MR. SESNO: Prime Minister, in an interview with CNN a couple of days ago, you spoke of this Hebron agreement and your part in it as a sort of "Nixon goes to China" kind of thing. Does it presage, in your view, a "Netanyahu goes to Damascus" gesture to break the Syrian impasse?
PRIME MINISTER NETANYAHU: Now you’re determining my travel schedule. And I’m sure if that happens, you’ll be there, Frank, as I remember. But I think it’s clear that Syria and Israel have a common interest in peace. I think we both will come to this peace negotiation from a different point of view. We view the Golan as a territory of critical importance to our security. Syria thinks otherwise.
Syria and we have a lot of business to do in Lebanon, which is a field of slaughter and a field of great danger for the peace of the Middle East. So I think we have a common interest in pacifying these tensions and finding a way to resume the talks and finding peace. And I will spare no effort to have these peace talks resume and begin this most critical of negotiations.
MR. SESNO: Do you have any optimism, though? Can you connect the Hebron deal with any prospects for breaking the logjam on Syria?
PRIME MINISTER NETANYAHU: Well, the Syrians didn’t like the Hebron deal too much, and I don’t know what to read in that. You’re a diplomatic correspondent of long experience. What do you make of it?
MR. SESNO: Well, I’m going to leave that to you, sir.
PRIME MINISTER NETANYAHU: I thought we’d reverse roles for a minute. But I think that we’ll find a way to resume negotiations.
MR. SESNO: You will find a way to resume negotiations?
PRIME MINISTER NETANYAHU: I believe so. And this is what we would like to do. I think naturally there is a role for the United States there. It’s always played a critical role in the more difficult peace negotiations between Israel and its Arab neighbors. I’m sure, once a new administration is in place, it will have a pivotal role here as well.

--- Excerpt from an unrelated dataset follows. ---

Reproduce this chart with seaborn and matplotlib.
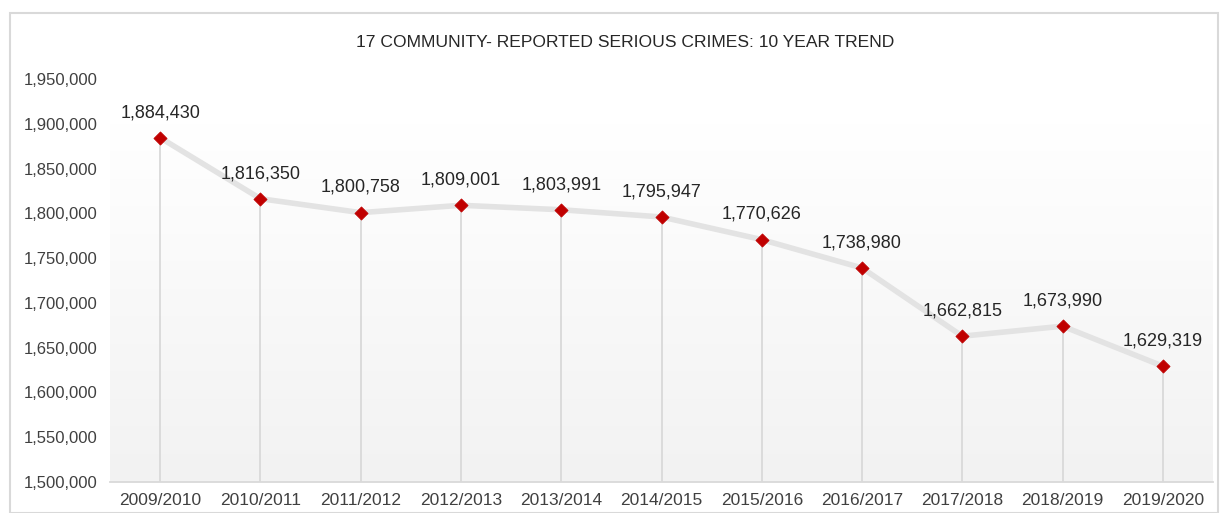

MR. SESNO: Prime Minister, behind me, tomorrow President Clinton will deliver his inaugural address and begin his second term as president. What do you want from the United States? What do you expect by way of continued intermediary efforts in the peace process and security guarantees as you proceed?
PRIME MINISTER NETANYAHU: Well, I think that the United States has played a facilitating role in the peace negotiations, as I’ve said, from Camp David right down to Hebron; not on the easy ones. The easy ones we can handle on our own. It’s the difficult ones where we need American assistance. And it’s been provided, I must say, generously, and I think in a very professional way, especially in the Hebron redeployment. I’ll give you direct testimony.
But I think, too, that there’s a larger reality here. You know, our part of the world is still not tranquil, is still unstable, is still one that requires a major effort to produce peace. And I think that the most important element of stability in the Middle East is a strong Israel and a strong American-Israeli alliance. If you have that, all the other pieces can fall in place. If you take that away, all the pieces will collapse.
And therefore, the special bond that Israel has with the United States, the special relationship of common values values of freedom, values of democracy, values of pluralism these are the things that keep, I would say, the axis of stability in the Middle East. We know that not all the societies around us share the same values, but it’s important that the two of us do and it’s important that we are seen to have a strong partnership; that radius in 360 degrees.
MR. SESNO: Okay, Prime Minister Benjamin Netanyahu, thank you very much for your time today. We appreciate it, and we appreciate your being with us.
PRIME MINISTER NETANYAHU: Thank you very much, Frank.